Teachers have so many questions about working with children who speak different languages.  Experts recommend that preschool DLLs should continue learning in their home languages while they are also learning English.  In many cases, there will be three, four or more languages in one room and teachers feel overwhelmed.   There is one strategy that all early childhood educators can use to build support for each child’s home language:  Make parents your teaching partners!  While it is important to incorporate the languages and cultures of the children in their preschool environment, a lot of support for early language and literacy can take place at home as well.  Here are some ideas to set the stage for a successful blend of home and school supports for home languages.

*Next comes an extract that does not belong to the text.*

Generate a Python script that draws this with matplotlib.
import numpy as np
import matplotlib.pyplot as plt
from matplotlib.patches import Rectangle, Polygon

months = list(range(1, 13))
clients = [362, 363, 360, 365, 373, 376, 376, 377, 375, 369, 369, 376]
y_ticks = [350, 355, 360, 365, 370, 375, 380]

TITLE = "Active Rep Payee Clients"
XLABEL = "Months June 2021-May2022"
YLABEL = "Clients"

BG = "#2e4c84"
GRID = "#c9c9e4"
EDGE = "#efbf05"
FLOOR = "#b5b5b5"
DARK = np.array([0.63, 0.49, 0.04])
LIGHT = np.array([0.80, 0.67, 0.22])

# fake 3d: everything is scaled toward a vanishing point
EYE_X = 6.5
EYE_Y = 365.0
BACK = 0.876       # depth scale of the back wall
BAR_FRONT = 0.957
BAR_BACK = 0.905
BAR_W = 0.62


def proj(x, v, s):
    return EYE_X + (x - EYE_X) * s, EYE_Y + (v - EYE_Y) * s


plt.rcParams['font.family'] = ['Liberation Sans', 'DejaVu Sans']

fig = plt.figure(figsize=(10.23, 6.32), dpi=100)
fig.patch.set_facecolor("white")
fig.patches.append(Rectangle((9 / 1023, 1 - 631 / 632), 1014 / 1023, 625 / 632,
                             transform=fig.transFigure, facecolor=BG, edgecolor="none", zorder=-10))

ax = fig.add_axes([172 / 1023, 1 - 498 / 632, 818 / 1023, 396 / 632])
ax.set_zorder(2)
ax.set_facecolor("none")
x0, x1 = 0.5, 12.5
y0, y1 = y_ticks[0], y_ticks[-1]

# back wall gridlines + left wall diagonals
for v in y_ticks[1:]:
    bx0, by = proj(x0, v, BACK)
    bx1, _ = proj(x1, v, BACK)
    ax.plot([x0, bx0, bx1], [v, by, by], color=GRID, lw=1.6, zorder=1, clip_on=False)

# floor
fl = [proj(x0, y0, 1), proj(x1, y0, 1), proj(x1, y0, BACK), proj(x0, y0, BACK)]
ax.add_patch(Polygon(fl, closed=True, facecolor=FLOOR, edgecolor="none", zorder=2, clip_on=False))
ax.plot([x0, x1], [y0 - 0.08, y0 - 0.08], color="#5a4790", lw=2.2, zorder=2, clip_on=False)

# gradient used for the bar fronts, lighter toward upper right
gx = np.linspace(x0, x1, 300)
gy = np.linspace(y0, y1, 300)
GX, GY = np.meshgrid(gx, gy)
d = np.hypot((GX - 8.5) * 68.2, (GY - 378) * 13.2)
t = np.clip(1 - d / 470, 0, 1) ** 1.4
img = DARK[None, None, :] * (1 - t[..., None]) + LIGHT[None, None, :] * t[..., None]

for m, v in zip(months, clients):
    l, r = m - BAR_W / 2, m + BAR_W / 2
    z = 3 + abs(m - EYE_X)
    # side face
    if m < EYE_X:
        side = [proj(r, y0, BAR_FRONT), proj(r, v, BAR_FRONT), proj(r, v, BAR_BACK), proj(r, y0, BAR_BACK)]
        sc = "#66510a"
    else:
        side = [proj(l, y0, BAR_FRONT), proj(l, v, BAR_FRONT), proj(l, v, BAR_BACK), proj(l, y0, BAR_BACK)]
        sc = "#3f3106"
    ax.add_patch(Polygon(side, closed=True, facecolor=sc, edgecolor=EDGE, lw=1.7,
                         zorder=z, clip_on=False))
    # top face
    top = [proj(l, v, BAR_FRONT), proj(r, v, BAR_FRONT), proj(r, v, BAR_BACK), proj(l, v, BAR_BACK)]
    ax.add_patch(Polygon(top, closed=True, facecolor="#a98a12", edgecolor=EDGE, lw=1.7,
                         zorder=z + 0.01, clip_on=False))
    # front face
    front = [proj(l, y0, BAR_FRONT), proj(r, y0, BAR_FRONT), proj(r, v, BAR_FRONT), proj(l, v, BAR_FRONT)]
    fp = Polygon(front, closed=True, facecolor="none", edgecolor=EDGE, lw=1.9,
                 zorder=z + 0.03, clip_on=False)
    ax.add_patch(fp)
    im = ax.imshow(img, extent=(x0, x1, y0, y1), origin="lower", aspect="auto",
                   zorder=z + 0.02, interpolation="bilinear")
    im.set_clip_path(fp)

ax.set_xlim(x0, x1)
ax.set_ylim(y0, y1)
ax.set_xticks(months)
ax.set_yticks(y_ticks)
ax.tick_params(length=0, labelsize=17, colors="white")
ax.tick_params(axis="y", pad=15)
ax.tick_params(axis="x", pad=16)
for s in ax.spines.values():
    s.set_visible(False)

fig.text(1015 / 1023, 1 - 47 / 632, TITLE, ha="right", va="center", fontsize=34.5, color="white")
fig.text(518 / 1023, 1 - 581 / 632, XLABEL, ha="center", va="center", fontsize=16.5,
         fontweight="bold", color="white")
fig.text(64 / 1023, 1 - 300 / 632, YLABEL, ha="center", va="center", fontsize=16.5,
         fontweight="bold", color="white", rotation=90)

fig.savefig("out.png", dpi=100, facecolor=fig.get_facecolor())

*  Make it clear in your literature, website and interviews that your program values and depends on the family of each child as partners in the learning process.

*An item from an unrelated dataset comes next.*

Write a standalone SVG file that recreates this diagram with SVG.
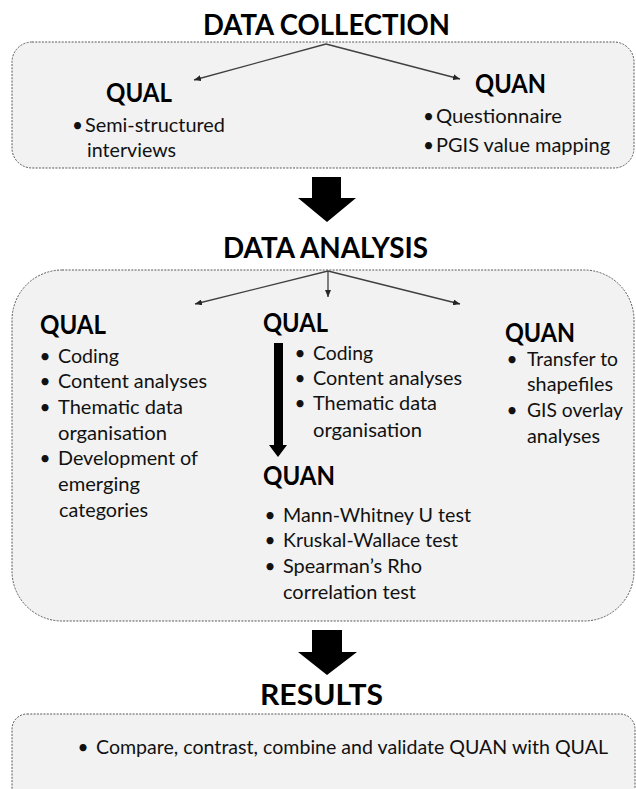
<svg xmlns="http://www.w3.org/2000/svg" width="636" height="789" viewBox="0 0 636 789">
<style>
.bg{fill:#ffffff}
.box{fill:#f2f2f2;stroke:#595959;stroke-width:1;stroke-dasharray:2 1.3}
.h1{font-family:Lato,"Open Sans",sans-serif;font-weight:bold;font-size:28px;fill:#000}
.h2{font-family:Lato,"Open Sans",sans-serif;font-weight:bold;font-size:27px;fill:#000}
.t{font-family:Lato,"Open Sans",sans-serif;font-size:19px;fill:#111}
.b{font-family:Lato,"Open Sans",sans-serif;font-size:19px;fill:#111;text-anchor:middle}
.thin{fill:none;stroke:#404040;stroke-width:1.3}
.big{fill:#000;stroke:none}
</style>
<defs>
<marker id="ah" markerUnits="userSpaceOnUse" markerWidth="8" markerHeight="6" refX="7" refY="3" orient="auto">
<path d="M0,0 L7,3 L0,6 z" fill="#262626"/>
</marker>
</defs>
<rect class="bg" x="0" y="0" width="636" height="789"/>

<g id="data-collection">
<text class="h1" x="203" y="35" textLength="247" lengthAdjust="spacingAndGlyphs">DATA COLLECTION</text>
<rect class="box" x="12" y="42" width="622" height="126" rx="20" ry="20"/>
</g>
<g id="collection-qual">
<text class="h2" x="106" y="102" textLength="66" lengthAdjust="spacingAndGlyphs">QUAL</text>
<text class="b" x="77.5" y="132">•</text>
<text class="t" x="85" y="132" textLength="140" lengthAdjust="spacingAndGlyphs">Semi-structured</text>
<text class="t" x="87" y="157" textLength="89" lengthAdjust="spacingAndGlyphs">interviews</text>
</g>
<g id="collection-quan">
<text class="h2" x="475" y="93" textLength="71" lengthAdjust="spacingAndGlyphs">QUAN</text>
<text class="b" x="428.5" y="123">•</text>
<text class="t" x="436" y="123" textLength="126" lengthAdjust="spacingAndGlyphs">Questionnaire</text>
<text class="b" x="428.5" y="152">•</text>
<text class="t" x="436" y="152" textLength="174" lengthAdjust="spacingAndGlyphs">PGIS value mapping</text>
</g>

<g id="data-analysis">
<text class="h1" x="223" y="258" textLength="205" lengthAdjust="spacingAndGlyphs">DATA ANALYSIS</text>
<rect class="box" x="12" y="270" width="622" height="351" rx="50" ry="50"/>
</g>
<g id="analysis-qual-left">
<text class="h2" x="40" y="334" textLength="66" lengthAdjust="spacingAndGlyphs">QUAL</text>
<text class="b" x="45" y="363">•</text>
<text class="t" x="58" y="363" textLength="61" lengthAdjust="spacingAndGlyphs">Coding</text>
<text class="b" x="45" y="388">•</text>
<text class="t" x="58" y="388" textLength="149" lengthAdjust="spacingAndGlyphs">Content analyses</text>
<text class="b" x="45" y="414">•</text>
<text class="t" x="58" y="414" textLength="125" lengthAdjust="spacingAndGlyphs">Thematic data</text>
<text class="t" x="58" y="440" textLength="109" lengthAdjust="spacingAndGlyphs">organisation</text>
<text class="b" x="45" y="465">•</text>
<text class="t" x="58" y="465" textLength="140" lengthAdjust="spacingAndGlyphs">Development of</text>
<text class="t" x="58" y="491" textLength="82" lengthAdjust="spacingAndGlyphs">emerging</text>
<text class="t" x="59" y="517" textLength="89" lengthAdjust="spacingAndGlyphs">categories</text>
</g>
<g id="analysis-qual-mid">
<text class="h2" x="263" y="332" textLength="65" lengthAdjust="spacingAndGlyphs">QUAL</text>
<text class="b" x="300" y="360">•</text>
<text class="t" x="313" y="360" textLength="60" lengthAdjust="spacingAndGlyphs">Coding</text>
<text class="b" x="300" y="385">•</text>
<text class="t" x="313" y="385" textLength="149" lengthAdjust="spacingAndGlyphs">Content analyses</text>
<text class="b" x="300" y="410">•</text>
<text class="t" x="313" y="410" textLength="124" lengthAdjust="spacingAndGlyphs">Thematic data</text>
<text class="t" x="313" y="437" textLength="109" lengthAdjust="spacingAndGlyphs">organisation</text>
</g>
<g id="analysis-quan-right">
<text class="h2" x="505" y="342" textLength="70" lengthAdjust="spacingAndGlyphs">QUAN</text>
<text class="b" x="512" y="366">•</text>
<text class="t" x="527" y="366" textLength="91" lengthAdjust="spacingAndGlyphs">Transfer to</text>
<text class="t" x="527" y="391" textLength="86" lengthAdjust="spacingAndGlyphs">shapefiles</text>
<text class="b" x="512" y="417">•</text>
<text class="t" x="527" y="417" textLength="96" lengthAdjust="spacingAndGlyphs">GIS overlay</text>
<text class="t" x="527" y="443" textLength="73" lengthAdjust="spacingAndGlyphs">analyses</text>
</g>
<g id="analysis-quan-mid">
<text class="h2" x="263" y="485" textLength="72" lengthAdjust="spacingAndGlyphs">QUAN</text>
<text class="b" x="270" y="522">•</text>
<text class="t" x="283" y="522" textLength="188" lengthAdjust="spacingAndGlyphs">Mann-Whitney U test</text>
<text class="b" x="270" y="547">•</text>
<text class="t" x="283" y="547" textLength="175" lengthAdjust="spacingAndGlyphs">Kruskal-Wallace test</text>
<text class="b" x="270" y="573">•</text>
<text class="t" x="283" y="573" textLength="139" lengthAdjust="spacingAndGlyphs">Spearman’s Rho</text>
<text class="t" x="283" y="599" textLength="133" lengthAdjust="spacingAndGlyphs">correlation test</text>
</g>

<g id="results">
<text class="h1" x="260" y="705" textLength="123" lengthAdjust="spacingAndGlyphs">RESULTS</text>
<rect class="box" x="12" y="714" width="623" height="100" rx="15" ry="15"/>
<text class="b" x="83" y="754">•</text>
<text class="t" x="96" y="754" textLength="512" lengthAdjust="spacingAndGlyphs">Compare, contrast, combine and validate QUAN with QUAL</text>
</g>

<g id="connectors">
<line class="thin" x1="326" y1="44" x2="194" y2="80" marker-end="url(#ah)"/>
<line class="thin" x1="326" y1="44" x2="460" y2="79" marker-end="url(#ah)"/>
<line class="thin" x1="328" y1="271" x2="195" y2="304" marker-end="url(#ah)"/>
<line class="thin" x1="328" y1="271" x2="328" y2="297" marker-end="url(#ah)"/>
<line class="thin" x1="328" y1="271" x2="460" y2="304" marker-end="url(#ah)"/>
<polygon class="big" points="312,177 341,177 341,198 356,198 327,222 298,198 312,198"/>
<polygon class="big" points="312,630 342,630 342,652 357,652 327,675 298,652 312,652"/>
<polygon class="big" points="274,343 283,343 283,445 287,445 278,457 269,445 274,445"/>
</g>
</svg>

*  Have literacy activity workshops, lunch-and-learn meetings, library visits, or informal conversations until you have reached every parent with things they can do to build home language learning.


*  Parents may need to see how you read to children with enthusiasm, expression, silly voices and actions.


*  They may need explicit instructions about how to talk through a wordless book if they don’t feel confident in their own literacy.


*  Give clear examples of the kinds of questions and discussions they can have about books, stories and daily activities.


*  Help every family get a library card and bring them in to meet the librarians so they can feel comfortable.


*  Have a varied and interesting take-home lending library in your building so there are always new books to try.


*  Share brief video or audio clips of the kinds of conversations you have with children to model the rich, engaging give-and-take that can happen at home as well.


These strategies will provide a major boost to the language and literacy development of your dual language learners – but wouldn’t it be wonderful for all of the children if their parents received this type of intentional support and encouragement?